* THE TASK: Leave out the pictures, then reproduce the rest of the material exactly.

* DATASET EXTRACT:
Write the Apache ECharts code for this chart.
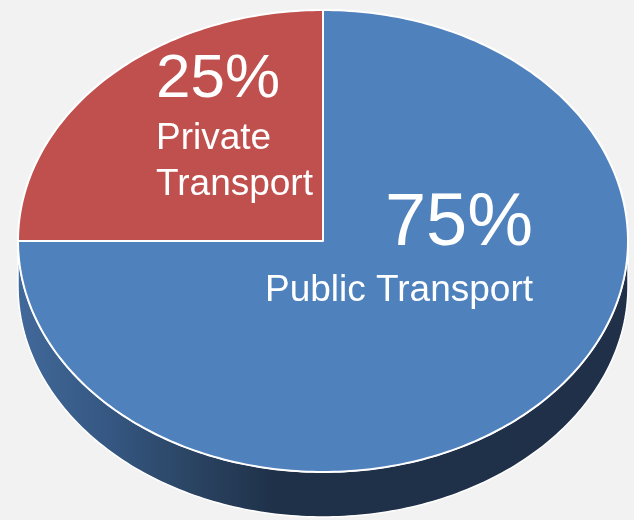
<!DOCTYPE html>
<html>
<head>
<meta charset="utf-8">
<script src="https://cdn.jsdelivr.net/npm/echarts@6/dist/echarts.min.js"></script>
<style>
  html, body { margin: 0; padding: 0; background: #f2f2f2; }
  #chart { width: 634px; height: 520px; }
</style>
</head>
<body>
<div id="chart"></div>
<script>
// data
const categories = ['Private Transport', 'Public Transport']
const values = [25, 75]
const labelLines = [['Private', 'Transport'], ['Public Transport']]

const total = values.reduce((a, b) => a + b, 0)
const startDeg = 90

// geometry of the tilted pie
const cx = 323
const cy = 241
const rx = 305
const ry = 231
const depth = 45
const colors = ['#c0504d', '#4f81bd']

// where the labels sit (left / right aligned blocks)
const labelPos = [
  { x: 156, align: 'left', pctY: 80, pctSize: 62, nameY: [139, 185], nameSize: 37 },
  { x: 533, align: 'right', pctY: 225, pctSize: 74, nameY: [291], nameSize: 37 }
]

function pt (deg, dy) {
  const a = deg * Math.PI / 180
  return [cx + rx * Math.cos(a), cy + dy - ry * Math.sin(a)]
}

function arc (from, to, dy) {
  const pts = []
  const n = Math.max(2, Math.ceil(Math.abs(to - from) / 1))
  for (let i = 0; i <= n; i++) {
    pts.push(pt(from + (to - from) * i / n, dy))
  }
  return pts
}

function renderItem (params, api) {
  const idx = params.dataIndex
  let cum = 0
  for (let i = 0; i < idx; i++) cum += values[i]
  const v = api.value(0)
  const start = startDeg + 360 * cum / total
  const end = start + 360 * v / total
  const children = []

  // visible front side (angles 180..360)
  const s = Math.max(start, 180)
  const e = Math.min(end, 360)
  if (s < e) {
    const sidePts = arc(s, e, 0).concat(arc(e, s, depth))
    children.push({
      type: 'polygon',
      z2: 1,
      shape: { points: sidePts },
      style: {
        fill: new echarts.graphic.LinearGradient(0, 0, 1, 0, [
          { offset: 0, color: '#41699a' },
          { offset: 0.15, color: '#355782' },
          { offset: 0.28, color: '#2b4564' },
          { offset: 0.42, color: '#1f3149' },
          { offset: 1, color: '#1f3048' }
        ]),
        stroke: '#ffffff',
        lineWidth: 1.5
      }
    })
  }

  // top face
  children.push({
    type: 'polygon',
    z2: 2,
    shape: { points: [[cx, cy]].concat(arc(start, end, 0)) },
    style: { fill: colors[idx], stroke: '#ffffff', lineWidth: 2, lineJoin: 'round' }
  })

  // labels
  const lp = labelPos[idx]
  const pct = Math.round(v / total * 100) + '%'
  children.push({
    type: 'text',
    z2: 5,
    x: lp.x,
    y: lp.pctY,
    style: {
      text: pct,
      fill: '#ffffff',
      font: 'normal ' + lp.pctSize + 'px "Liberation Sans", Arial, sans-serif',
      align: lp.align,
      verticalAlign: 'middle'
    }
  })
  labelLines[idx].forEach((line, j) => {
    children.push({
      type: 'text',
      z2: 5,
      x: lp.x,
      y: lp.nameY[j],
      style: {
        text: line,
        fill: '#ffffff',
        font: 'normal ' + lp.nameSize + 'px "Liberation Sans", Arial, sans-serif',
        align: lp.align,
        verticalAlign: 'middle'
      }
    })
  })

  return { type: 'group', children: children }
}

const chartInstance = echarts.init(document.getElementById('chart'))
const option = {
  backgroundColor: '#f2f2f2',
  animation: false,
  series: [{
    type: 'custom',
    coordinateSystem: 'none',
    renderItem: renderItem,
    data: values.map((v, i) => ({ name: categories[i], value: [v] }))
  }]
}
chartInstance.setOption(option)
</script>
</body>
</html>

* SOLUTION TO THE PROBLEM:
Write the Apache ECharts code for this chart.
<!DOCTYPE html>
<html>
<head>
<meta charset="utf-8">
<script src="https://cdn.jsdelivr.net/npm/echarts@6/dist/echarts.min.js"></script>
<style>
  html, body { margin: 0; padding: 0; background: #f2f2f2; }
  #chart { width: 634px; height: 520px; }
</style>
</head>
<body>
<div id="chart"></div>
<script>
// data
const categories = ['Private Transport', 'Public Transport']
const values = [25, 75]
const labelLines = [['Private', 'Transport'], ['Public Transport']]

const total = values.reduce((a, b) => a + b, 0)
const startDeg = 90

// geometry of the tilted pie
const cx = 323
const cy = 241
const rx = 305
const ry = 231
const depth = 45
const colors = ['#c0504d', '#4f81bd']

// where the labels sit (left / right aligned blocks)
const labelPos = [
  { x: 156, align: 'left', pctY: 80, pctSize: 62, nameY: [139, 185], nameSize: 37 },
  { x: 533, align: 'right', pctY: 225, pctSize: 74, nameY: [291], nameSize: 37 }
]

function pt (deg, dy) {
  const a = deg * Math.PI / 180
  return [cx + rx * Math.cos(a), cy + dy - ry * Math.sin(a)]
}

function arc (from, to, dy) {
  const pts = []
  const n = Math.max(2, Math.ceil(Math.abs(to - from) / 1))
  for (let i = 0; i <= n; i++) {
    pts.push(pt(from + (to - from) * i / n, dy))
  }
  return pts
}

function renderItem (params, api) {
  const idx = params.dataIndex
  let cum = 0
  for (let i = 0; i < idx; i++) cum += values[i]
  const v = api.value(0)
  const start = startDeg + 360 * cum / total
  const end = start + 360 * v / total
  const children = []

  // visible front side (angles 180..360)
  const s = Math.max(start, 180)
  const e = Math.min(end, 360)
  if (s < e) {
    const sidePts = arc(s, e, 0).concat(arc(e, s, depth))
    children.push({
      type: 'polygon',
      z2: 1,
      shape: { points: sidePts },
      style: {
        fill: new echarts.graphic.LinearGradient(0, 0, 1, 0, [
          { offset: 0, color: '#41699a' },
          { offset: 0.15, color: '#355782' },
          { offset: 0.28, color: '#2b4564' },
          { offset: 0.42, color: '#1f3149' },
          { offset: 1, color: '#1f3048' }
        ]),
        stroke: '#ffffff',
        lineWidth: 1.5
      }
    })
  }

  // top face
  children.push({
    type: 'polygon',
    z2: 2,
    shape: { points: [[cx, cy]].concat(arc(start, end, 0)) },
    style: { fill: colors[idx], stroke: '#ffffff', lineWidth: 2, lineJoin: 'round' }
  })

  // labels
  const lp = labelPos[idx]
  const pct = Math.round(v / total * 100) + '%'
  children.push({
    type: 'text',
    z2: 5,
    x: lp.x,
    y: lp.pctY,
    style: {
      text: pct,
      fill: '#ffffff',
      font: 'normal ' + lp.pctSize + 'px "Liberation Sans", Arial, sans-serif',
      align: lp.align,
      verticalAlign: 'middle'
    }
  })
  labelLines[idx].forEach((line, j) => {
    children.push({
      type: 'text',
      z2: 5,
      x: lp.x,
      y: lp.nameY[j],
      style: {
        text: line,
        fill: '#ffffff',
        font: 'normal ' + lp.nameSize + 'px "Liberation Sans", Arial, sans-serif',
        align: lp.align,
        verticalAlign: 'middle'
      }
    })
  })

  return { type: 'group', children: children }
}

const chartInstance = echarts.init(document.getElementById('chart'))
const option = {
  backgroundColor: '#f2f2f2',
  animation: false,
  series: [{
    type: 'custom',
    coordinateSystem: 'none',
    renderItem: renderItem,
    data: values.map((v, i) => ({ name: categories[i], value: [v] }))
  }]
}
chartInstance.setOption(option)
</script>
</body>
</html>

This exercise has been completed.